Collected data
++++++++

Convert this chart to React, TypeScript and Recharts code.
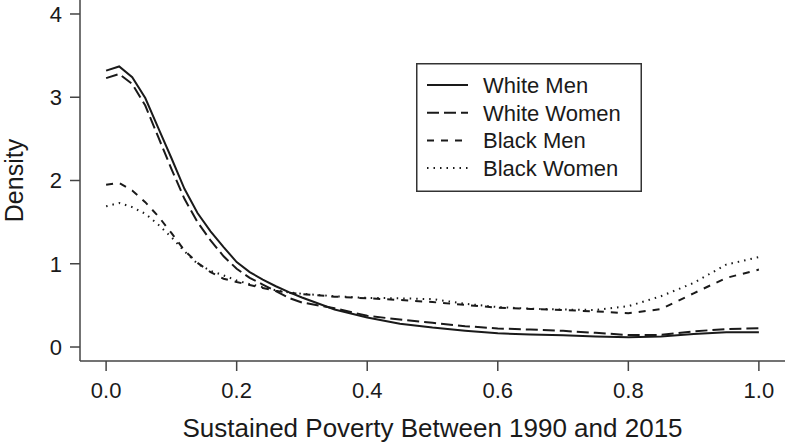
import { Legend, Line, LineChart, XAxis, YAxis } from "recharts"

const xs = [
  0, 0.02, 0.04, 0.06, 0.08, 0.1, 0.12, 0.14, 0.16, 0.18, 0.2, 0.22, 0.24, 0.26, 0.28, 0.3,
  0.35, 0.4, 0.45, 0.5, 0.55, 0.6, 0.65, 0.7, 0.75, 0.8, 0.85, 0.9, 0.95, 1.0,
]

const whiteMen = [
  3.32, 3.37, 3.24, 2.99, 2.63, 2.27, 1.9, 1.61, 1.39, 1.2, 1.02, 0.9, 0.81, 0.73, 0.66, 0.595,
  0.45, 0.355, 0.28, 0.233, 0.195, 0.164, 0.15, 0.14, 0.127, 0.116, 0.126, 0.155, 0.177, 0.176,
]

const whiteWomen = [
  3.23, 3.28, 3.16, 2.9, 2.52, 2.14, 1.78, 1.5, 1.28, 1.09, 0.94, 0.83, 0.75, 0.67, 0.59, 0.535,
  0.465, 0.375, 0.33, 0.29, 0.25, 0.223, 0.21, 0.194, 0.17, 0.144, 0.145, 0.188, 0.216, 0.224,
]

const blackMen = [
  1.95, 1.97, 1.88, 1.74, 1.57, 1.37, 1.16, 1.01, 0.9, 0.82, 0.78, 0.745, 0.71, 0.675, 0.65, 0.635,
  0.605, 0.585, 0.565, 0.54, 0.505, 0.473, 0.457, 0.443, 0.428, 0.405, 0.455, 0.645, 0.83, 0.93,
]

const blackWomen = [
  1.69, 1.73, 1.68, 1.6, 1.47, 1.32, 1.15, 1.0, 0.915, 0.86, 0.8, 0.755, 0.72, 0.68, 0.655, 0.64,
  0.61, 0.59, 0.585, 0.575, 0.52, 0.48, 0.46, 0.45, 0.445, 0.49, 0.61, 0.77, 0.99, 1.08,
]

const xTicks = [0, 0.2, 0.4, 0.6, 0.8, 1.0]
const yTicks = [0, 1, 2, 3, 4]

const series = [
  { key: "wm", name: "White Men", dash: undefined },
  { key: "ww", name: "White Women", dash: "12 5" },
  { key: "bm", name: "Black Men", dash: "7 7" },
  { key: "bw", name: "Black Women", dash: "1.5 5" },
]

const data = xs.map((x, i) => ({
  x,
  wm: whiteMen[i],
  ww: whiteWomen[i],
  bm: blackMen[i],
  bw: blackWomen[i],
}))

const ink = "#1a1a1a"
const axisInk = "#444"
const font = "'Liberation Sans', Arial, Helvetica, sans-serif"

function LegendBox() {
  return (
    <svg width={226} height={129} style={{ display: "block" }}>
      <rect x={0.75} y={0.75} width={224.5} height={127.5} fill="#fff" stroke="#333" strokeWidth={1.5} />
      {series.map((s, i) => {
        const cy = 22 + i * 27.7
        return (
          <g key={s.key}>
            <line x1={11} x2={52} y1={cy} y2={cy} stroke={ink} strokeWidth={2} strokeDasharray={s.dash} />
            <text x={67} y={cy} dy="0.36em" fontSize={22} fill={ink} fontFamily={font}>
              {s.name}
            </text>
          </g>
        )
      })}
    </svg>
  )
}

function XTitle(props: any) {
  const { x, y, width, height } = props.viewBox
  return (
    <text x={x + width / 2} y={y + height - 7} textAnchor="middle" fontSize={26} fill={ink} fontFamily={font}>
      Sustained Poverty Between 1990 and 2015
    </text>
  )
}

function YTitle(props: any) {
  const { y, height } = props.viewBox
  const cx = 23
  const cy = y + height / 2
  return (
    <text x={cx} y={cy} transform={`rotate(-90, ${cx}, ${cy})`} textAnchor="middle" fontSize={25} fill={ink} fontFamily={font}>
      Density
    </text>
  )
}

export default function App() {
  return (
    <div style={{ position: "absolute", left: 0, top: 0, background: "#fff" }}>
      <LineChart width={786} height={444} data={data} margin={{ top: 0, right: 1, bottom: 0, left: 0 }}>
        <XAxis
          dataKey="x"
          type="number"
          domain={[-0.04, 1.04]}
          ticks={xTicks}
          tickFormatter={(v) => v.toFixed(1)}
          height={83}
          tickSize={10}
          tickMargin={11}
          stroke={axisInk}
          strokeWidth={1.5}
          tick={{ fontSize: 22, fill: ink, fontFamily: font }}
          allowDataOverflow
          label={{ content: XTitle }}
        />
        <YAxis
          type="number"
          domain={[-0.168, 4.168]}
          ticks={yTicks}
          width={80}
          tickSize={10}
          tickMargin={8}
          stroke={axisInk}
          strokeWidth={1.5}
          tick={{ fontSize: 22, fill: ink, fontFamily: font }}
          allowDataOverflow
          label={{ content: YTitle }}
        />
        <Legend
          layout="vertical"
          align="center"
          verticalAlign="middle"
          content={() => <LegendBox />}
          wrapperStyle={{ left: 416, top: 63, width: 226, height: 129 }}
        />
        {series.map((s) => (
          <Line
            key={s.key}
            dataKey={s.key}
            name={s.name}
            type="linear"
            stroke={ink}
            strokeWidth={2}
            strokeDasharray={s.dash}
            dot={false}
            activeDot={false}
            isAnimationActive={false}
          />
        ))}
      </LineChart>
    </div>
  )
}
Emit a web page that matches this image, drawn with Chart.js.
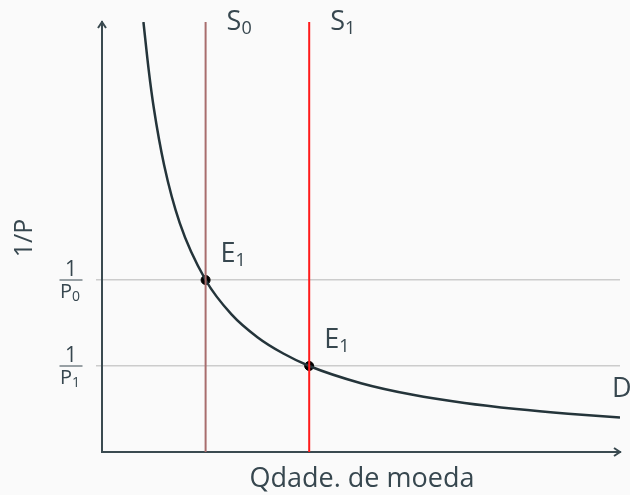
<!DOCTYPE html>
<html>
<head>
<meta charset="utf-8">
<script src="https://cdn.jsdelivr.net/npm/chart.js@4.4.0/dist/chart.umd.min.js"></script>
<style>
  html, body { margin: 0; padding: 0; background: #fafafa; }
  #wrap { width: 630px; height: 495px; }
</style>
</head>
<body>
<div id="wrap"><canvas id="chart" width="630" height="495"></canvas></div>
<script>
// demand curve D (quantity vs 1/P)
const demandX = [0.8, 0.9, 1, 1.2, 1.5, 2, 2.5, 3, 3.5, 4, 5, 6, 7, 8, 9, 10];
const demandY = [10, 8.9, 8, 6.67, 5.33, 4, 3.2, 2.67, 2.29, 2, 1.6, 1.33, 1.14, 1, 0.89, 0.8];

// money supply lines
const supplyX = [2, 4];
const supplyNames = ['S0', 'S1'];
const supplyColors = ['#a86d6d', '#ff1a1a'];

// equilibrium points
const eqX = [2, 4];
const eqY = [4, 2];
const eqLabels = ['E1', 'E1'];

// y ticks (1/P0, 1/P1)
const tickValues = [4, 2];
const tickSubs = ['0', '1'];

const axisColor = '#3a4a50';
const textColor = '#37474f';
const FONT = '"Open Sans", "Noto Sans", sans-serif';

function drawSub(ctx, main, sub, x, y, size) {
    ctx.font = size + 'px ' + FONT;
    ctx.fillText(main, x, y);
    const w = ctx.measureText(main).width;
    ctx.font = Math.round(size * 0.68) + 'px ' + FONT;
    ctx.fillText(sub, x + w, y + size * 0.14);
}

const overlay = {
    id: 'overlay',
    afterDraw(chart) {
        const { ctx, chartArea: a, scales: { x, y } } = chart;
        ctx.save();
        ctx.fillStyle = textColor;
        ctx.textBaseline = 'alphabetic';
        ctx.textAlign = 'left';

        // arrowheads
        ctx.strokeStyle = axisColor;
        ctx.lineWidth = 2;
        ctx.beginPath();
        ctx.moveTo(a.left - 4, a.top + 6);
        ctx.lineTo(a.left, a.top);
        ctx.lineTo(a.left + 4, a.top + 6);
        ctx.moveTo(a.right - 6, a.bottom - 4);
        ctx.lineTo(a.right, a.bottom);
        ctx.lineTo(a.right - 6, a.bottom + 4);
        ctx.stroke();

        // supply labels
        supplyX.forEach((v, i) => {
            drawSub(ctx, 'S', supplyNames[i].slice(1), x.getPixelForValue(v) + 21, 30, 27);
        });

        // equilibrium labels
        eqX.forEach((v, i) => {
            drawSub(ctx, 'E', eqLabels[i].slice(1), x.getPixelForValue(v) + 15, y.getPixelForValue(eqY[i]) - 18, 27);
        });

        // D label
        ctx.font = '27px ' + FONT;
        ctx.fillText('D', a.right - 8, y.getPixelForValue(demandY[demandY.length - 1]) - 21);

        // fraction tick labels
        tickValues.forEach((v, i) => {
            const py = y.getPixelForValue(v);
            const cx = 71;
            ctx.textAlign = 'center';
            ctx.font = '21px ' + FONT;
            ctx.fillText('1', cx, py - 4);
            ctx.strokeStyle = textColor;
            ctx.lineWidth = 1;
            ctx.beginPath();
            ctx.moveTo(cx - 11.5, py);
            ctx.lineTo(cx + 11.5, py);
            ctx.stroke();
            ctx.textAlign = 'left';
            drawSub(ctx, 'P', tickSubs[i], cx - 11, py + 18, 20);
        });

        // axis titles
        ctx.textAlign = 'center';
        ctx.font = '27px ' + FONT;
        ctx.fillText('Qdade. de moeda', 362, 487);
        ctx.save();
        ctx.translate(32, 238);
        ctx.rotate(-Math.PI / 2);
        ctx.font = '25px ' + FONT;
        ctx.fillText('1/P', 0, 0);
        ctx.restore();

        ctx.restore();
    }
};

const datasets = [];
supplyX.forEach((v, i) => {
    datasets.push({
        data: [{ x: v, y: 0 }, { x: v, y: 10 }],
        borderColor: supplyColors[i],
        borderWidth: 2,
        pointRadius: 0
    });
});
datasets.push({
    data: demandX.map((v, i) => ({ x: v, y: demandY[i] })),
    borderColor: '#24343a',
    borderWidth: 2.5,
    pointRadius: 0,
    cubicInterpolationMode: 'monotone'
});
datasets.push({
    data: eqX.map((v, i) => ({ x: v, y: eqY[i] })),
    showLine: false,
    pointRadius: 4.5,
    pointBorderWidth: 1,
    pointBackgroundColor: '#000',
    pointBorderColor: '#000'
});

new Chart(document.getElementById('chart'), {
    type: 'line',
    data: { datasets: datasets },
    options: {
        responsive: false,
        animation: false,
        layout: { padding: { left: 0, top: 22, right: 10, bottom: 0 } },
        plugins: { legend: { display: false }, tooltip: { enabled: false } },
        scales: {
            x: {
                type: 'linear', min: 0, max: 10,
                grid: { display: false },
                ticks: { display: false },
                border: { display: true, color: axisColor, width: 2 },
                afterFit(s) { s.height = 43; }
            },
            y: {
                type: 'linear', min: 0, max: 10,
                afterBuildTicks(s) { s.ticks = tickValues.map(v => ({ value: v })); },
                grid: { color: '#cccccc', lineWidth: 1.5, tickLength: 6 },
                ticks: { display: false },
                border: { display: true, color: axisColor, width: 2 },
                afterFit(s) { s.width = 102; }
            }
        }
    },
    plugins: [overlay]
});
</script>
</body>
</html>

++++++++

## CHALLENGE
Copy each line above that contains the word "this".

## CORRECT ANSWER
Convert this chart to React, TypeScript and Recharts code.
Emit a web page that matches this image, drawn with Chart.js.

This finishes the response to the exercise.